Voting rights advocates warned even before the lawsuit was filed that the law would weaken voters’ ability to make informed choices in some of Georgia’s most diverse Democratic strongholds.
“HB 369 is akin to political redlining,” Joel Alvarados, Partnership for Southern Equity vice president for strategy and engagement, said at a rally in April. “The same logic applies to this legislation. They are trying to tell the state that these five counties have problems. This is a way to dilute the political power in those counties.”
Meanwhile, Nichola Hines, president of the League of Women Voters Georgia, said that HB 369 “is not about improving democracy. It’s about changing the rules for five counties.”

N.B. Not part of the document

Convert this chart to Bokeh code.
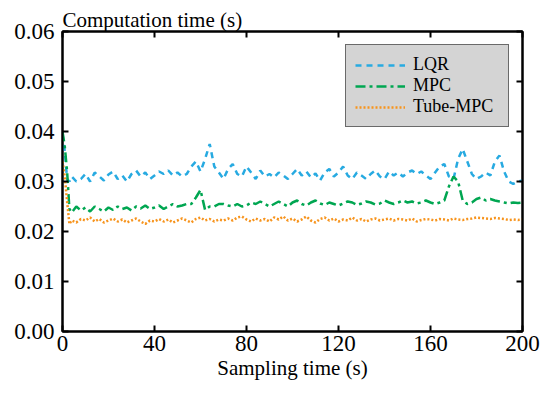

Boston and Fulton County District Attorney Fani Willis previously signaled they would sue after Kemp signed the measure, saying the law was designed to give Republicans an advantage in Democratic counties.
“House Bill 369 is clearly unconstitutional, and we are appalled at Governor Brian Kemp’s decision to sign it into law,” the attorneys said in a joint statement. “This is a blatant attempt by Republicans to give their candidates an edge in Democratic counties by hiding their party affiliations from voters.”